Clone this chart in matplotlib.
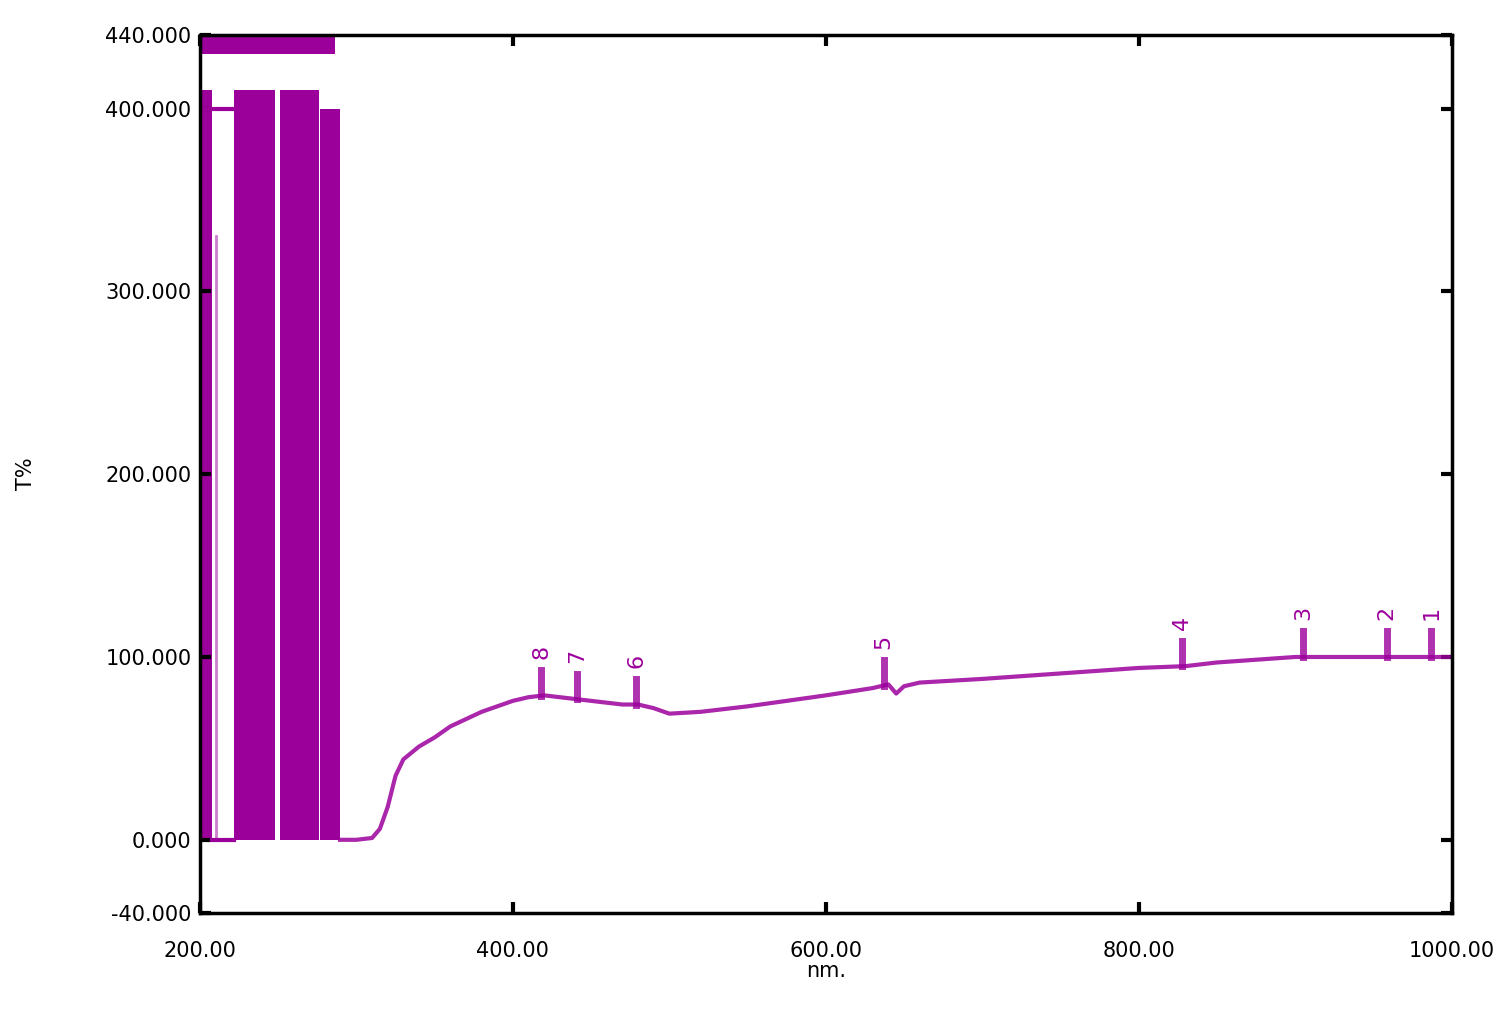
import matplotlib
matplotlib.use("Agg")
import matplotlib.pyplot as plt
import numpy as np

C = "#9b009b"
# noisy saturated blocks (nm start, nm end, low, high)
blk_x0 = [200, 222, 251, 277]
blk_x1 = [207.5, 248, 276, 289.5]
blk_lo = [0, 0, 0, 0]
blk_hi = [410, 410, 410, 400]
# top noise band
band_x = [200, 286]
band_lo = 430
band_hi = 440
# main curve
wl = [289.5, 300, 310, 315, 320, 325, 330, 340, 350, 360, 370, 380, 390, 400, 410, 420,
      430, 440, 450, 460, 470, 480, 490, 500, 520, 550, 600, 630, 640, 645, 650, 660,
      700, 750, 800, 830, 850, 900, 950, 1000]
tr = [0, 0, 1, 6, 18, 35, 44, 51, 56, 62, 66, 70, 73, 76, 78, 79,
      78, 77, 76, 75, 74, 74, 72, 69, 70, 73, 79, 83, 85, 80, 84, 86,
      88, 91, 94, 95, 97, 100, 100, 100]
# labelled peaks
pk_lbl = ["1", "2", "3", "4", "5", "6", "7", "8"]
pk_wl = [987, 958.5, 905, 827.5, 637, 479, 441, 418]

fig = plt.figure(figsize=(15.09, 10.11), dpi=100)
ax = fig.add_axes([0.1325, 0.097, 0.8295, 0.868])
for a, b, lo, hi in zip(blk_x0, blk_x1, blk_lo, blk_hi):
    ax.fill_between([a, b], lo, hi, color=C, lw=0)
ax.fill_between(band_x, band_lo, band_hi, color=C, lw=0)
ax.plot([200, 240], [400, 400], color=C, lw=3)
ax.plot([207.5, 222], [0, 0], color=C, lw=3)
ax.plot([210, 210], [0, 330], color=C, lw=2, alpha=0.5)
ax.plot(wl, tr, color=C, lw=3, alpha=0.85)
for l, w in zip(pk_lbl, pk_wl):
    y = np.interp(w, wl, tr)
    ax.plot([w, w], [y, y + 14], color=C, lw=5, alpha=0.8)
    ax.text(w, y + 20, l, color=C, rotation=90, ha="center", va="bottom", fontsize=16)
ax.set_xlim(200, 1000)
ax.set_ylim(-40, 440)
ax.set_xticks([200, 400, 600, 800, 1000])
ax.set_xticklabels(["200.00", "400.00", "600.00", "800.00", "1000.00"])
ax.set_yticks([-40, 0, 100, 200, 300, 400, 440])
ax.set_yticklabels(["-40.000", "0.000", "100.000", "200.000", "300.000", "400.000", "440.000"])
ax.tick_params(labelsize=15, direction="in", length=8, width=3, top=True, right=True)
ax.tick_params(axis="x", pad=20)
ax.tick_params(axis="y", pad=6)
for s in ax.spines.values():
    s.set_linewidth(2.5)
ax.set_xlabel("nm.", fontsize=15, labelpad=0)
ax.set_ylabel("T%", fontsize=15, labelpad=50)
fig.savefig("out.png", dpi=100)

··········

◆ **Required work**
With the pictures left out, restate word for word every line of the data above, from the first down to the line that contains "pk_wl = [987, 958.5, 905, 827.5, 637, 479, 441, 418]".

◆ **Complete response**
Clone this chart in matplotlib.
import matplotlib
matplotlib.use("Agg")
import matplotlib.pyplot as plt
import numpy as np

C = "#9b009b"
# noisy saturated blocks (nm start, nm end, low, high)
blk_x0 = [200, 222, 251, 277]
blk_x1 = [207.5, 248, 276, 289.5]
blk_lo = [0, 0, 0, 0]
blk_hi = [410, 410, 410, 400]
# top noise band
band_x = [200, 286]
band_lo = 430
band_hi = 440
# main curve
wl = [289.5, 300, 310, 315, 320, 325, 330, 340, 350, 360, 370, 380, 390, 400, 410, 420,
      430, 440, 450, 460, 470, 480, 490, 500, 520, 550, 600, 630, 640, 645, 650, 660,
      700, 750, 800, 830, 850, 900, 950, 1000]
tr = [0, 0, 1, 6, 18, 35, 44, 51, 56, 62, 66, 70, 73, 76, 78, 79,
      78, 77, 76, 75, 74, 74, 72, 69, 70, 73, 79, 83, 85, 80, 84, 86,
      88, 91, 94, 95, 97, 100, 100, 100]
# labelled peaks
pk_lbl = ["1", "2", "3", "4", "5", "6", "7", "8"]
pk_wl = [987, 958.5, 905, 827.5, 637, 479, 441, 418]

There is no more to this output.